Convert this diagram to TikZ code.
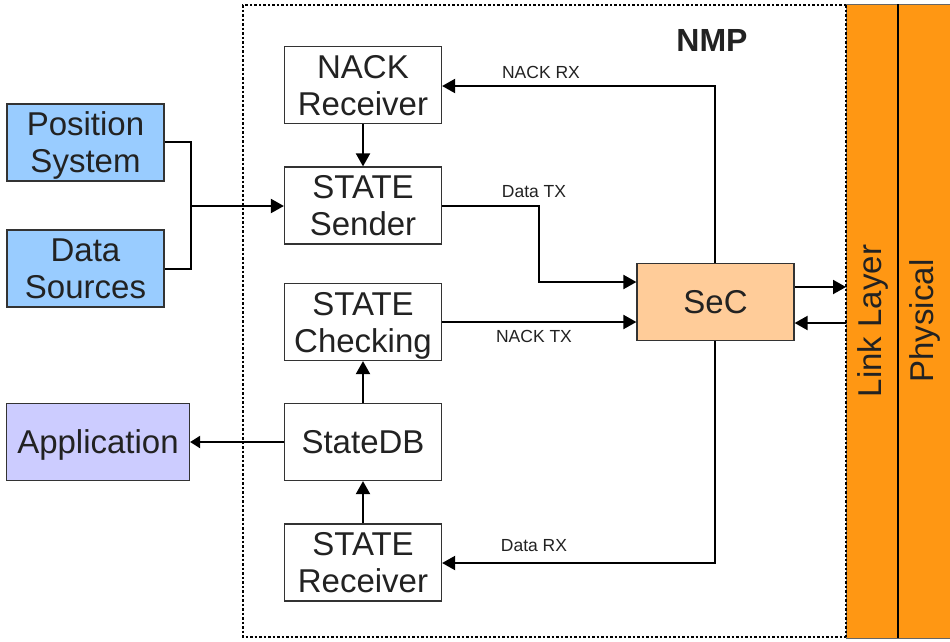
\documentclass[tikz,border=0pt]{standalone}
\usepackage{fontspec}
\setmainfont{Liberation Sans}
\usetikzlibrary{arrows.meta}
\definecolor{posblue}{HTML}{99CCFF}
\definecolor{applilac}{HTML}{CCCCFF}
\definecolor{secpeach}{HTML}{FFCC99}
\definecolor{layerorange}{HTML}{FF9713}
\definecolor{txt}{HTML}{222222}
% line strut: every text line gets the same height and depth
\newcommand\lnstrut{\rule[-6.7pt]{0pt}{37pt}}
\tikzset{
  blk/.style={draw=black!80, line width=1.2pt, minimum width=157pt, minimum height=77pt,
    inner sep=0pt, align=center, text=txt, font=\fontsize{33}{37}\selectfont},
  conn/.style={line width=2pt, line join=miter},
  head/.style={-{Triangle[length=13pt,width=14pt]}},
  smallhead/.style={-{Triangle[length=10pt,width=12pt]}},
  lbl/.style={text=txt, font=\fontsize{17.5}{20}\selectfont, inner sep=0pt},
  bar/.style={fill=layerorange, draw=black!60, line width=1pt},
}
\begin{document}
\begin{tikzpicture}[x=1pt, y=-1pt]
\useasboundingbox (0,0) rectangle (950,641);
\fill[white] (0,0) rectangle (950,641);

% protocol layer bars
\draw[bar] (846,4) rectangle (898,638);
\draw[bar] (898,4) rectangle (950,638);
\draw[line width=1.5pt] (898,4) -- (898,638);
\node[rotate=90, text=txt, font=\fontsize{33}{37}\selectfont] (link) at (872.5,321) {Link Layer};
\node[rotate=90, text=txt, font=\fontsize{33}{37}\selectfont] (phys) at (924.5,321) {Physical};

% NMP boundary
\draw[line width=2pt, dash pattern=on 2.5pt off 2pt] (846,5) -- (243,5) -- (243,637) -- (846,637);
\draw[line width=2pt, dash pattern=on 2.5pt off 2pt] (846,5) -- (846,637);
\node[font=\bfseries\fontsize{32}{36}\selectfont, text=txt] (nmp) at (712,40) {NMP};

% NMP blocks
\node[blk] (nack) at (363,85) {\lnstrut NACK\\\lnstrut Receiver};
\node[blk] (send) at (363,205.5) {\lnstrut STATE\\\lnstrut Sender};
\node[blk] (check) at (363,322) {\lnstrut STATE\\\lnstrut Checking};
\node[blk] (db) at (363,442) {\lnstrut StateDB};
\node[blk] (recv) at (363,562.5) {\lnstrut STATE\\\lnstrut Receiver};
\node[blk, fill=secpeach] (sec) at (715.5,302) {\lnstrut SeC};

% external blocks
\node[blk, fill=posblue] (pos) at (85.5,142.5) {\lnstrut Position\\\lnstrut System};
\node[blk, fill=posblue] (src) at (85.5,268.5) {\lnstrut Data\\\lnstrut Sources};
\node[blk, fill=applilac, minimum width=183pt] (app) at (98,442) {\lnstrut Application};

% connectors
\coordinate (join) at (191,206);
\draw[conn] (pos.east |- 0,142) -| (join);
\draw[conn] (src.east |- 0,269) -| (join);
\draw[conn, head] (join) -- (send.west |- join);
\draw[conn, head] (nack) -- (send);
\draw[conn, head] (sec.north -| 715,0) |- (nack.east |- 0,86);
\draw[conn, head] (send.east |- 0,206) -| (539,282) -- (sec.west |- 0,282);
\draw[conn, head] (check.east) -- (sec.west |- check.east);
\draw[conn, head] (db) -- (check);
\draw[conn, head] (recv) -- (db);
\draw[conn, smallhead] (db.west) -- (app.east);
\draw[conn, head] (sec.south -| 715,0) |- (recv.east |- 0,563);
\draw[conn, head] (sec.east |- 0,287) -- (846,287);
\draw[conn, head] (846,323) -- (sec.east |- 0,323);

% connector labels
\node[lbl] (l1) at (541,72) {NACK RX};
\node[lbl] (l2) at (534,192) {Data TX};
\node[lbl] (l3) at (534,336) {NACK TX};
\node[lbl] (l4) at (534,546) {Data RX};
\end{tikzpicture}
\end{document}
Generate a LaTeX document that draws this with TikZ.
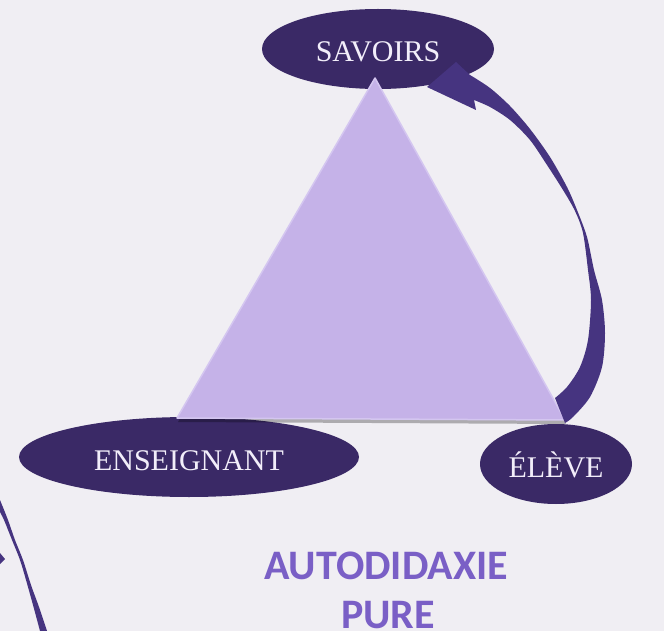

Task statement >> Return each line among the entries that holds the word "this".

Result below >>
Convert this diagram to TikZ code.
Generate a LaTeX document that draws this with TikZ.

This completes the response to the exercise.